U.S. colleges, advocacy groups working to support refugee students

In response to the Afghan and Ukrainian refugee crises, higher education organizations are working to make it easier for institutions to help students forced to flee their home countries. U.S. colleges and universities are also helping resettle refugee students and ensure their access to educational opportunities.

Effort to facilitate university sponsorship

There is a significant opportunity to strengthen refugees’ access to higher education. According to the UNHCR, the UN Refugee Agency, only 5 percent of refugee students ever enroll in a postsecondary program.

As conflicts, drought, and famine displace more and more families, the Presidents’ Alliance on Higher Education and Immigration,—of which Georgetown President John J. DeGioia is a founding member—is working to address visa barriers. According to Diverse Issues in Higher Education, the Alliance is urging the U.S. State Department to create a new category for refugees and immigrants on the F1 visa used by most international students; doing so, would allow universities to sponsor refugee students.

Laura Wagner, project manager for the initiative on U.S. education pathways for refugee students, says she hopes for a decision this spring, adding that “if Afghanistan and Ukraine have shown us anything, it’s that higher education is ready and willing [to help], we just don’t have the systems set up for them to give their full support.”

Universities open their doors

U.S. colleges are also using their resources to help resettle refugee students on campuses here and abroad. The University of Chicago has announced that it will provide full-tuition undergraduate scholarships for students affected by the war in Ukraine, along with college-readiness programming, increased financial support, and expanded fellowship programs for current college students who cannot continue their education in Ukraine. Bard College has worked with the Pakistan and Kyrgyzstan governments to help more than 200 Afghan refugee students find new beginnings on its campuses in New York and Berlin.

In response to a request from the United Nations Educational, Scientific and Cultural Organization, or UNESCO, University of the People (UoPeople), an American-accredited online university, will be awarding 1,000 scholarships to Ukrainian students so they can take classes with the university this spring, Inside Higher Ed reports. While UoPeople courses are tuition-free, the scholarships cover all costs for associate’s, bachelor’s or master’s degree programs, including the $60 application fee, $120 exam fees at the end of each undergraduate course, and $240 exam fees for graduate-level courses. After meeting with officials from the Ukrainian Ministry of Education, the university also agreed to open up all its classes to Ukrainian students whose universities have been closed or disrupted by the war. Of the university’s more than 117,000 students,10,500 are refugees from Afghanistan, Myanmar, Nigeria, Sudan, Syria, and other countries experiencing political and environmental turmoil.

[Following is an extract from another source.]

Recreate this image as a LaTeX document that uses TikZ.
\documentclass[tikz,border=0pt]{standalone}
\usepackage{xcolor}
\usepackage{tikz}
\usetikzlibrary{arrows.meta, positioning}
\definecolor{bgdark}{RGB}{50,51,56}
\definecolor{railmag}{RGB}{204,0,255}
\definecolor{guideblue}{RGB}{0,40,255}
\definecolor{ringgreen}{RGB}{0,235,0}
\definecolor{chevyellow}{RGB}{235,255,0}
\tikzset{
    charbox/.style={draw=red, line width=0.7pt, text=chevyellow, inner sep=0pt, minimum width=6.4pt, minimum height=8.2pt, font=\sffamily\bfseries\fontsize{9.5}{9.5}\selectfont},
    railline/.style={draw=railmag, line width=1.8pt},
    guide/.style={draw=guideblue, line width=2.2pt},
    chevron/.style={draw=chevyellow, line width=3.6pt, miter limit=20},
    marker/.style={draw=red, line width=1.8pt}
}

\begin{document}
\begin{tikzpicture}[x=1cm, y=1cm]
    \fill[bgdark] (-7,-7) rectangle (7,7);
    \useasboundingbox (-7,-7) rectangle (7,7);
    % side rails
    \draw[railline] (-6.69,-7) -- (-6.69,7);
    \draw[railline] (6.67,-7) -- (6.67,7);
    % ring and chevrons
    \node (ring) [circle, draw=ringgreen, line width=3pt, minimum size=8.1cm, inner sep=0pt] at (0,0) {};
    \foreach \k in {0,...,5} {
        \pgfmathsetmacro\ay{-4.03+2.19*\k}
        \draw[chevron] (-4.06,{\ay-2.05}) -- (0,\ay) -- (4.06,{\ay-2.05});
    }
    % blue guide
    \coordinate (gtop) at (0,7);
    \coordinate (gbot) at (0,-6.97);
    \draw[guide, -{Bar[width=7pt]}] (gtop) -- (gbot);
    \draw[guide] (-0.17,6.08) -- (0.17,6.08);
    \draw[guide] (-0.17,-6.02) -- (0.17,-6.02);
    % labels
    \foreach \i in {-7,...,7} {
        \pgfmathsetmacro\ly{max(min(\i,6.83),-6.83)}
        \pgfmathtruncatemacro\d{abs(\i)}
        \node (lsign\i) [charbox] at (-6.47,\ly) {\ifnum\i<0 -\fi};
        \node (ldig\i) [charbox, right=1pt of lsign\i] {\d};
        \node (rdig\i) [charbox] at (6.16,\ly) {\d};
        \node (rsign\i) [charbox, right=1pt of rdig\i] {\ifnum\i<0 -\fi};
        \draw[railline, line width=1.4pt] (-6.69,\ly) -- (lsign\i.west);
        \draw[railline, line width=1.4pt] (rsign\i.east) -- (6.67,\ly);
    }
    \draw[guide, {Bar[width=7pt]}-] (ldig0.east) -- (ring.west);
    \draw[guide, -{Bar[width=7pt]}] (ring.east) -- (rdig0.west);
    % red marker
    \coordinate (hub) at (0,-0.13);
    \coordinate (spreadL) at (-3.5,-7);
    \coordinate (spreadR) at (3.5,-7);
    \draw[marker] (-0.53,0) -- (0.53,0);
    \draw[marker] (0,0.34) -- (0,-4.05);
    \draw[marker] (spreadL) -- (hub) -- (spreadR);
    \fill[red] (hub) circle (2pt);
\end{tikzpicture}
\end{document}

Southern New Hampshire University, which, in addition to providing courses on campus, enrolls more than 100,000 students online, started the Global Education Movement, a tuition-free, competency-based online learning program for refugees. The university currently has 630 refugee students enrolled in countries including Kenya, Lebanon, Malawi, Rwanda, and South Africa, in partnership with community organizations on the ground that offer support services.

Arizona State University (ASU) also has helped refugees resettle in the U.S. Pamela DeLargy, director of ASU’s Education for Humanity program, worked with the International Rescue Committee to bring 63 Afghan students to ASU’s Tempe campus after the fall of Kabul. Rangina Hamidi, an Afghan refugee who once served as the country’s education minister and now works as a professor at ASU’s Thunderbird School of Global Management, tells Diverse Issues that she hopes “we can open up our doors and homes and communities and welcome people who are forced to leave and flee their homes, not because they wanted to but because they have to.”

Oklahoma State University (OSU), meanwhile, is using its housing, English language instruction, and workforce opportunities to help the state government fulfill its intention of taking in as many displaced Afghan refugees as possible. OSU leaders note that the institution’s English as Second Language faculty had to find new, creative ways to teach English to Pashto speakers who were illiterate. University stakeholders also have worked to meet the needs of refugees suffering from the trauma and depression of leaving behind their homeland and, in some cases, their families.

“This is what we’re set up to do,” says Dr. Randy Kluver, dean of the school of Global Studies and Partnerships. “We train people to solve problems, and this refugee crisis has created, for us, an unprecedented opportunity to put this in action.”